-- START Dataset content --

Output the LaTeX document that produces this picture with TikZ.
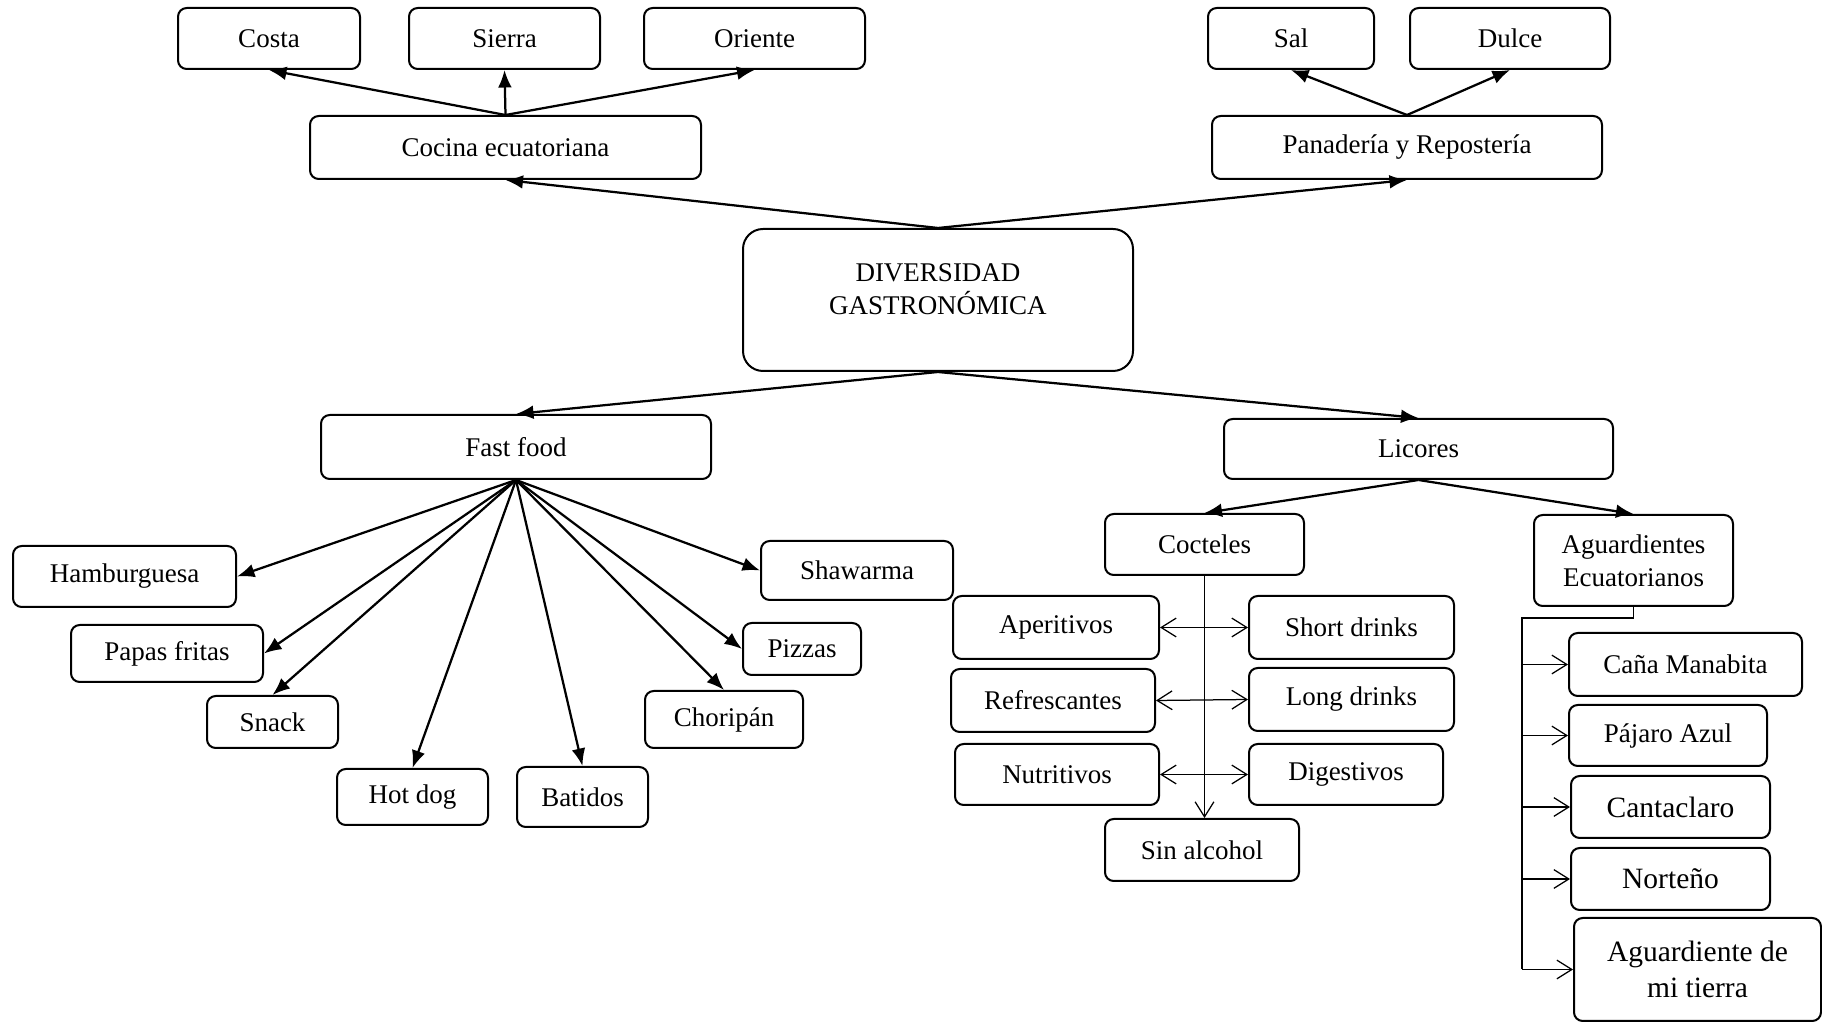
\documentclass[tikz,border=0pt]{standalone}
\usepackage{fontspec}
\setmainfont{Liberation Serif}
\usetikzlibrary{arrows.meta,positioning}

\tikzset{
  box/.style 2 args={draw, rounded corners=3.5pt, line width=0.8pt, align=center,
    minimum width=#1*0.4pt, minimum height=#2*0.4pt, inner sep=1pt,
    font=\fontsize{10.8}{13.2}\selectfont},
  bigtext/.style={font=\fontsize{11.8}{14.4}\selectfont},
  mainarrow/.style={-{Latex[length=7pt,width=5.5pt]}, line width=0.9pt},
  barb/.style={line width=0.5pt, arrows={-Straight Barb[length=6pt,width=7.5pt]}},
  barbs/.style={line width=0.5pt, arrows={Straight Barb[length=6pt,width=7.5pt]-Straight Barb[length=6pt,width=7.5pt]}},
}

\begin{document}
\begin{tikzpicture}[x=0.4pt,y=-0.4pt]
\useasboundingbox (0,0) rectangle (1822,1024);

% centre
\node[box={390}{142}, rounded corners=8pt] (div) at (938,300) {DIVERSIDAD\\GASTRONÓMICA\\[-4.4pt]};

% upper branches
\node[box={391}{63}] (cocina) at (505.5,147.5) {Cocina ecuatoriana};
\node[box={390}{63}] (pan) at (1407,147.5) {Panadería y Repostería};
\node[box={182}{61}] (costa) at (269,38.5) {Costa};
\node[box={191}{61}] (sierra) at (504.5,38.5) {Sierra};
\node[box={221}{61}] (oriente) at (754.5,38.5) {Oriente};
\node[box={166}{61}] (sal) at (1291,38.5) {Sal};
\node[box={200}{61}] (dulce) at (1510,38.5) {Dulce};

\draw[mainarrow] (div.north) -- (cocina.south);
\draw[mainarrow] (div.north) -- (pan.south);
\foreach \n in {costa,sierra,oriente}
  \draw[mainarrow] (cocina.north) -- (\n.south);
\foreach \n in {sal,dulce}
  \draw[mainarrow] (pan.north) -- (\n.south);

% fast food
\node[box={390}{64}] (fast) at (516,447) {Fast food};
\node[box={223}{61}] (hamb) at (124.5,576.5) {Hamburguesa};
\node[box={192}{57}] (papas) at (167,653.5) {Papas fritas};
\node[box={131}{52}] (snack) at (272.5,722) {Snack};
\node[box={151}{56}] (hotdog) at (412.5,797) {Hot dog};
\node[box={131}{60}] (batidos) at (582.5,797) {Batidos};
\node[box={158}{57}] (chori) at (724,719.5) {Choripán};
\node[box={118}{52}] (pizzas) at (802,649) {Pizzas};
\node[box={192}{59}] (shaw) at (857,570.5) {Shawarma};

\draw[mainarrow] (div.south) -- (fast.north);
\foreach \n in {hamb,papas}
  \draw[mainarrow] (fast.south) -- (\n.east);
\foreach \n in {pizzas,shaw}
  \draw[mainarrow] (fast.south) -- (\n.west);
\foreach \n in {snack,hotdog,batidos,chori}
  \draw[mainarrow] (fast.south) -- (\n.north);

% licores
\node[box={389}{60}] (lic) at (1418.5,449) {Licores};
\node[box={199}{91}] (agu) at (1633.5,560.5) {Aguardientes\\Ecuatorianos};
\node[box={199}{61}] (coct) at (1204.5,544.5) {Cocteles};

\draw[mainarrow] (div.south) -- (lic.north);
\draw[mainarrow] (lic.south) -- (coct.north);
\draw[mainarrow] (lic.south) -- (agu.north);

\node[box={206}{63}] (aper) at (1056,627.5) {Aperitivos};
\node[box={204}{63}] (refr) at (1053,700.5) {Refrescantes};
\node[box={204}{61}] (nutr) at (1057,774.5) {Nutritivos};
\node[box={205}{63}] (short) at (1351.5,627.5) {Short drinks};
\node[box={205}{63}] (long) at (1351.5,699.5) {Long drinks};
\node[box={194}{61}] (dige) at (1346,774.5) {Digestivos};
\node[box={194}{62}] (sinal) at (1202,850) {Sin alcohol};

\draw[barb] (coct.south) -- (coct.south |- sinal.north);
\draw[barbs] (aper.east) -- (short.west);
\draw[barbs] (refr.east) -- (long.west);
\draw[barbs] (nutr.east) -- (dige.west);

\node[box={233}{63}] (cana) at (1685.5,664.5) {Caña Manabita};
\node[box={198}{61}] (pajaro) at (1668,735.5) {Pájaro Azul};
\node[box={199}{62}, bigtext] (canta) at (1670.5,807) {Cantaclaro};
\node[box={199}{62}, bigtext] (norte) at (1670.5,879) {Norteño};
\node[box={247}{103}, bigtext] (tierra) at (1697.5,969.5) {Aguardiente de\\mi tierra};

\coordinate (agbus) at (1522,618);
\draw[line width=0.6pt] (agu.south) |- (agbus) -- (agbus |- tierra.west);
\foreach \n in {cana,pajaro,canta,norte,tierra}
  \draw[barb] (agbus |- \n.west) -- (\n.west);
\end{tikzpicture}
\end{document}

-- END Dataset content --

◆ **Exercise prompt**
Leave out the pictures and output the rest of the material exactly as written.

◆ **Complete output**
Output the LaTeX document that produces this picture with TikZ.
\documentclass[tikz,border=0pt]{standalone}
\usepackage{fontspec}
\setmainfont{Liberation Serif}
\usetikzlibrary{arrows.meta,positioning}

\tikzset{
  box/.style 2 args={draw, rounded corners=3.5pt, line width=0.8pt, align=center,
    minimum width=#1*0.4pt, minimum height=#2*0.4pt, inner sep=1pt,
    font=\fontsize{10.8}{13.2}\selectfont},
  bigtext/.style={font=\fontsize{11.8}{14.4}\selectfont},
  mainarrow/.style={-{Latex[length=7pt,width=5.5pt]}, line width=0.9pt},
  barb/.style={line width=0.5pt, arrows={-Straight Barb[length=6pt,width=7.5pt]}},
  barbs/.style={line width=0.5pt, arrows={Straight Barb[length=6pt,width=7.5pt]-Straight Barb[length=6pt,width=7.5pt]}},
}

\begin{document}
\begin{tikzpicture}[x=0.4pt,y=-0.4pt]
\useasboundingbox (0,0) rectangle (1822,1024);

% centre
\node[box={390}{142}, rounded corners=8pt] (div) at (938,300) {DIVERSIDAD\\GASTRONÓMICA\\[-4.4pt]};

% upper branches
\node[box={391}{63}] (cocina) at (505.5,147.5) {Cocina ecuatoriana};
\node[box={390}{63}] (pan) at (1407,147.5) {Panadería y Repostería};
\node[box={182}{61}] (costa) at (269,38.5) {Costa};
\node[box={191}{61}] (sierra) at (504.5,38.5) {Sierra};
\node[box={221}{61}] (oriente) at (754.5,38.5) {Oriente};
\node[box={166}{61}] (sal) at (1291,38.5) {Sal};
\node[box={200}{61}] (dulce) at (1510,38.5) {Dulce};

\draw[mainarrow] (div.north) -- (cocina.south);
\draw[mainarrow] (div.north) -- (pan.south);
\foreach \n in {costa,sierra,oriente}
  \draw[mainarrow] (cocina.north) -- (\n.south);
\foreach \n in {sal,dulce}
  \draw[mainarrow] (pan.north) -- (\n.south);

% fast food
\node[box={390}{64}] (fast) at (516,447) {Fast food};
\node[box={223}{61}] (hamb) at (124.5,576.5) {Hamburguesa};
\node[box={192}{57}] (papas) at (167,653.5) {Papas fritas};
\node[box={131}{52}] (snack) at (272.5,722) {Snack};
\node[box={151}{56}] (hotdog) at (412.5,797) {Hot dog};
\node[box={131}{60}] (batidos) at (582.5,797) {Batidos};
\node[box={158}{57}] (chori) at (724,719.5) {Choripán};
\node[box={118}{52}] (pizzas) at (802,649) {Pizzas};
\node[box={192}{59}] (shaw) at (857,570.5) {Shawarma};

\draw[mainarrow] (div.south) -- (fast.north);
\foreach \n in {hamb,papas}
  \draw[mainarrow] (fast.south) -- (\n.east);
\foreach \n in {pizzas,shaw}
  \draw[mainarrow] (fast.south) -- (\n.west);
\foreach \n in {snack,hotdog,batidos,chori}
  \draw[mainarrow] (fast.south) -- (\n.north);

% licores
\node[box={389}{60}] (lic) at (1418.5,449) {Licores};
\node[box={199}{91}] (agu) at (1633.5,560.5) {Aguardientes\\Ecuatorianos};
\node[box={199}{61}] (coct) at (1204.5,544.5) {Cocteles};

\draw[mainarrow] (div.south) -- (lic.north);
\draw[mainarrow] (lic.south) -- (coct.north);
\draw[mainarrow] (lic.south) -- (agu.north);

\node[box={206}{63}] (aper) at (1056,627.5) {Aperitivos};
\node[box={204}{63}] (refr) at (1053,700.5) {Refrescantes};
\node[box={204}{61}] (nutr) at (1057,774.5) {Nutritivos};
\node[box={205}{63}] (short) at (1351.5,627.5) {Short drinks};
\node[box={205}{63}] (long) at (1351.5,699.5) {Long drinks};
\node[box={194}{61}] (dige) at (1346,774.5) {Digestivos};
\node[box={194}{62}] (sinal) at (1202,850) {Sin alcohol};

\draw[barb] (coct.south) -- (coct.south |- sinal.north);
\draw[barbs] (aper.east) -- (short.west);
\draw[barbs] (refr.east) -- (long.west);
\draw[barbs] (nutr.east) -- (dige.west);

\node[box={233}{63}] (cana) at (1685.5,664.5) {Caña Manabita};
\node[box={198}{61}] (pajaro) at (1668,735.5) {Pájaro Azul};
\node[box={199}{62}, bigtext] (canta) at (1670.5,807) {Cantaclaro};
\node[box={199}{62}, bigtext] (norte) at (1670.5,879) {Norteño};
\node[box={247}{103}, bigtext] (tierra) at (1697.5,969.5) {Aguardiente de\\mi tierra};

\coordinate (agbus) at (1522,618);
\draw[line width=0.6pt] (agu.south) |- (agbus) -- (agbus |- tierra.west);
\foreach \n in {cana,pajaro,canta,norte,tierra}
  \draw[barb] (agbus |- \n.west) -- (\n.west);
\end{tikzpicture}
\end{document}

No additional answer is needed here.